Secretary Clinton, and others in the Obama Administration, seem to be assuming that a demonstration of American power and commitment will have a deterrent effect. That, after all, was the logic that seemingly prevailed in the Cold War. "For 50 years, NATO contained communism and kept America and Europe secure," President Bill Clinton claimed in his 1998 State of the Union Address, asking for Senate approval to approve an expanded membership for the alliance.

But can the American security umbrella still provide the protection it offered during the Cold War? Even in those days, NATO's Asian counterpart, the Southeast Asia Treaty Organization, failed miserably. The North Vietnamese were not deterred by the American commitment to South Vietnam, we lost the war, and SEATO dissolved.

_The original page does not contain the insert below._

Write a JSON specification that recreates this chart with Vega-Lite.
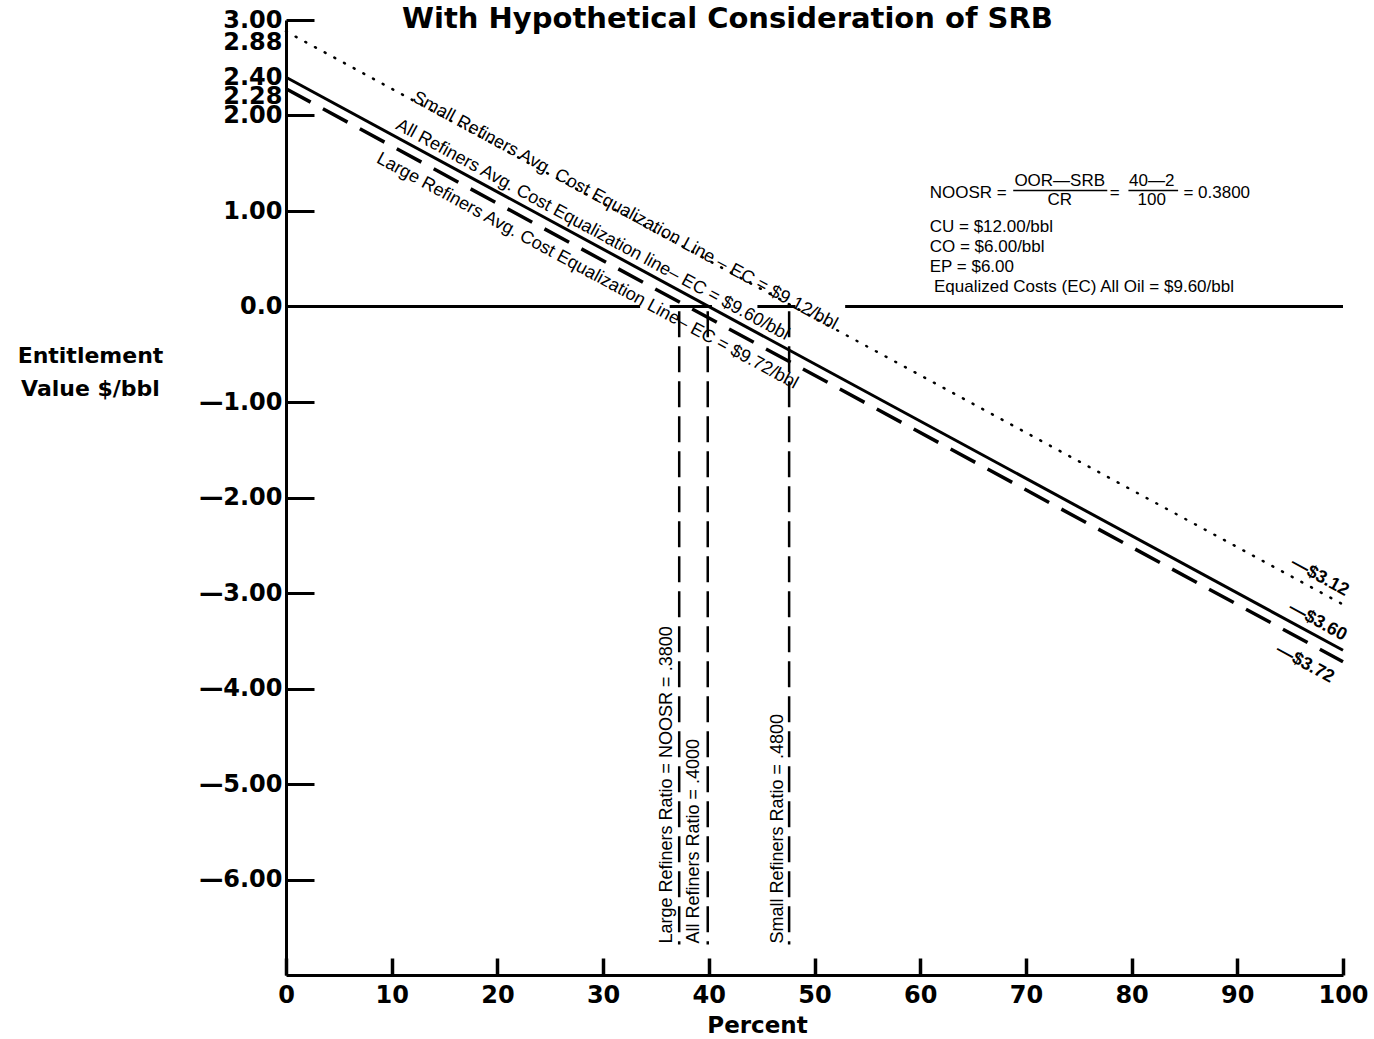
{
  "$schema": "https://vega.github.io/schema/vega-lite/v6.json",
  "autosize": "none",
  "padding": {"left": 286, "top": 20, "right": 31, "bottom": 64},
  "width": 1057,
  "height": 955,
  "background": "white",
  "config": {"view": {"stroke": null}},
  "title": {
    "text": "With Hypothetical Consideration of SRB",
    "font": "DejaVu Sans", "fontSize": 29, "fontWeight": "bold", "color": "black",
    "anchor": "start", "frame": "group", "dx": 116, "offset": -49, "baseline": "alphabetic"
  },
  "datasets": {
    "lines": [
      {"s": "small", "x": 0, "y": 2.88}, {"s": "small", "x": 100, "y": -3.12},
      {"s": "all", "x": 0, "y": 2.4}, {"s": "all", "x": 100, "y": -3.6},
      {"s": "large", "x": 0, "y": 2.28}, {"s": "large", "x": 100, "y": -3.72}
    ],
    "zero": [
      {"x": 0, "x2": 33.5, "y": 0}, {"x": 36.3, "x2": 40.3, "y": 0},
      {"x": 44.6, "x2": 48.2, "y": 0}, {"x": 52.9, "x2": 100, "y": 0}
    ],
    "verticals": [
      {"x": 37.2, "y": -0.05, "y2": -6.68},
      {"x": 39.9, "y": -0.05, "y2": -6.68},
      {"x": 47.6, "y": -0.05, "y2": -6.68}
    ],
    "diag": [
      {"t": "Small Refiners Avg. Cost Equalization Line – EC = $9.12/bbl", "x": 32.07, "y": 1.0},
      {"t": "All Refiners Avg. Cost Equalization line– EC = $9.60/bbl", "x": 29.0, "y": 0.8},
      {"t": "Large Refiners Avg. Cost Equalization Line– EC = $9.72/bbl", "x": 28.5, "y": 0.37}
    ],
    "ends": [
      {"t": "—$3.12", "x": 97.8, "y": -2.83},
      {"t": "—$3.60", "x": 97.6, "y": -3.3},
      {"t": "—$3.72", "x": 96.4, "y": -3.74}
    ],
    "vlabels": [
      {"t": "Large Refiners Ratio = NOOSR = .3800", "x": 36.05, "y": -6.67},
      {"t": "All Refiners Ratio = .4000", "x": 38.6, "y": -6.67},
      {"t": "Small Refiners Ratio = .4800", "x": 46.55, "y": -6.67}
    ],
    "fleft": [
      {"t": "NOOSR =", "x": 60.9, "y": 1.19},
      {"t": "=  0.3800", "x": 84.9, "y": 1.19},
      {"t": "CU = $12.00/bbl", "x": 60.9, "y": 0.83},
      {"t": "CO = $6.00/bbl", "x": 60.9, "y": 0.62},
      {"t": "EP = $6.00", "x": 60.9, "y": 0.41},
      {"t": "Equalized Costs (EC)  All Oil = $9.60/bbl", "x": 61.3, "y": 0.2}
    ],
    "fcenter": [
      {"t": "OOR—SRB", "x": 73.2, "y": 1.31},
      {"t": "CR", "x": 73.2, "y": 1.11},
      {"t": "=", "x": 78.4, "y": 1.19},
      {"t": "40—2", "x": 81.9, "y": 1.31},
      {"t": "100", "x": 81.9, "y": 1.11}
    ],
    "bars": [
      {"x": 68.8, "x2": 77.7, "y": 1.215},
      {"x": 79.7, "x2": 84.4, "y": 1.215}
    ]
  },
  "encoding": {
    "x": {
      "field": "x", "type": "quantitative",
      "scale": {"domain": [0, 100], "nice": false, "zero": false},
      "axis": {
        "values": [0, 10, 20, 30, 40, 50, 60, 70, 80, 90, 100],
        "format": "d", "grid": false,
        "domainColor": "black", "domainWidth": 3,
        "tickColor": "black", "tickWidth": 3.5, "tickSize": -17,
        "labelFont": "DejaVu Sans", "labelFontSize": 24, "labelFontWeight": "bold", "labelColor": "black",
        "labelBaseline": "top", "labelPadding": 25, "labelFlush": false, "labelOverlap": false, "labelBound": false,
        "title": "Percent", "titleFont": "DejaVu Sans", "titleFontSize": 23, "titleFontWeight": "bold", "titleColor": "black",
        "titleX": 471, "titleY": 57, "titleAlign": "center", "titleBaseline": "alphabetic", "titleAnchor": null
      }
    },
    "y": {
      "field": "y", "type": "quantitative",
      "scale": {"domain": [-7, 3], "nice": false, "zero": false},
      "axis": {
        "values": [3, 2.88, 2.4, 2.28, 2, 1, 0, -1, -2, -3, -4, -5, -6],
        "labelExpr": "datum.value < 0 ? '—' + format(-datum.value, '.2f') : (datum.value == 0 ? '0.0' : format(datum.value, '.2f'))",
        "grid": false,
        "domainColor": "black", "domainWidth": 3,
        "tickColor": {"condition": {"test": "datum.value == 2.88 || datum.value == 2.4 || datum.value == 2.28 || datum.value == 0", "value": "transparent"}, "value": "black"},
        "tickWidth": 3, "tickSize": -28,
        "labelFont": "DejaVu Sans", "labelFontSize": 24, "labelFontWeight": "bold", "labelColor": "black",
        "labelPadding": 32, "labelOverlap": false, "labelBound": false, "labelFlush": false,
        "labelOffset": {"condition": [{"test": "datum.value == 2.88", "value": 11}, {"test": "datum.value == 2.28", "value": 8}], "value": 0},
        "title": ["Entitlement", "Value $/bbl"],
        "titleFont": "DejaVu Sans", "titleFontSize": 22, "titleFontWeight": "bold", "titleColor": "black",
        "titleAngle": 0, "titleX": -196, "titleY": 342, "titleAlign": "center", "titleBaseline": "alphabetic", "titleLineHeight": 33
      }
    }
  },
  "layer": [
    {
      "data": {"name": "zero"},
      "mark": {"type": "rule", "color": "black", "strokeWidth": 3},
      "encoding": {"x2": {"field": "x2"}}
    },
    {
      "data": {"name": "lines"},
      "transform": [{"filter": "datum.s == 'small'"}],
      "mark": {"type": "line", "color": "black", "strokeWidth": 2.5, "strokeDash": [1, 10], "strokeCap": "round"},
      "encoding": {}
    },
    {
      "data": {"name": "lines"},
      "transform": [{"filter": "datum.s == 'all'"}],
      "mark": {"type": "line", "color": "black", "strokeWidth": 3},
      "encoding": {}
    },
    {
      "data": {"name": "lines"},
      "transform": [{"filter": "datum.s == 'large'"}],
      "mark": {"type": "line", "color": "black", "strokeWidth": 3.5, "strokeDash": [28, 14]},
      "encoding": {}
    },
    {
      "data": {"name": "verticals"},
      "mark": {"type": "rule", "color": "black", "strokeWidth": 2.5, "strokeDash": [26, 9]},
      "encoding": {"y2": {"field": "y2"}}
    },
    {
      "data": {"name": "bars"},
      "mark": {"type": "rule", "color": "black", "strokeWidth": 1.5},
      "encoding": {"x2": {"field": "x2"}}
    },
    {
      "data": {"name": "diag"},
      "mark": {"type": "text", "font": "Liberation Sans", "fontSize": 18, "angle": 28.5, "align": "center", "baseline": "middle", "color": "black"},
      "encoding": {"text": {"field": "t"}}
    },
    {
      "data": {"name": "ends"},
      "mark": {"type": "text", "font": "Liberation Sans", "fontSize": 18, "fontWeight": "bold", "angle": 28.5, "align": "center", "baseline": "middle", "color": "black"},
      "encoding": {"text": {"field": "t"}}
    },
    {
      "data": {"name": "vlabels"},
      "mark": {"type": "text", "font": "Liberation Sans", "fontSize": 18, "angle": -90, "align": "left", "baseline": "middle", "color": "black"},
      "encoding": {"text": {"field": "t"}}
    },
    {
      "data": {"name": "fleft"},
      "mark": {"type": "text", "font": "Liberation Sans", "fontSize": 17, "align": "left", "baseline": "middle", "color": "black"},
      "encoding": {"text": {"field": "t"}}
    },
    {
      "data": {"name": "fcenter"},
      "mark": {"type": "text", "font": "Liberation Sans", "fontSize": 17, "align": "center", "baseline": "middle", "color": "black"},
      "encoding": {"text": {"field": "t"}}
    }
  ]
}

Have we misunderstood the role of military power? The Soviet Union had plenty of missiles and tanks, but it disintegrated. China is much more powerful than it used to be, but North Korea defies it (as well as us) with apparent impunity.

What does being a superpower mean, then?

At the founding of the United States, President George Washington offered another approach to these questions. Despite having led the United States to victory in its war for independence, Washington warned Americans about foreign commitments and big military establishments, which he regarded as "inauspicious to liberty." In a sharp departure from the European practice of power politics and shifting alliances, Washington thought the greatness of a country -- the fulfillment of its role as a leader -- lay in the example it set to the rest of the world.

"It will be worthy of a free, enlightened, and at no distant period, a great nation, to give to mankind the magnanimous and too novel example of a people always guided by an exalted justice and benevolence," he advised in his Farewell Address. "Who can doubt that, in the course of time and things, the fruits of such a plan would richly repay any temporary advantages which might be lost by a steady adherence to it?"

Changing policy to focus on the power of example would require a shift in our political structure. Washington, DC, is filled with ambitious people who want to do things; that's why they're here. A policy of example means they would have less to do, and there probably would be fewer jobs available for them, which helps explain why this policy has not been favored.

Given our financial constraints, we must now make a choice. Do we equate leadership with global hegemony, or do we concentrate on rebuilding our society and setting a good example?

It is a debate that is long overdue.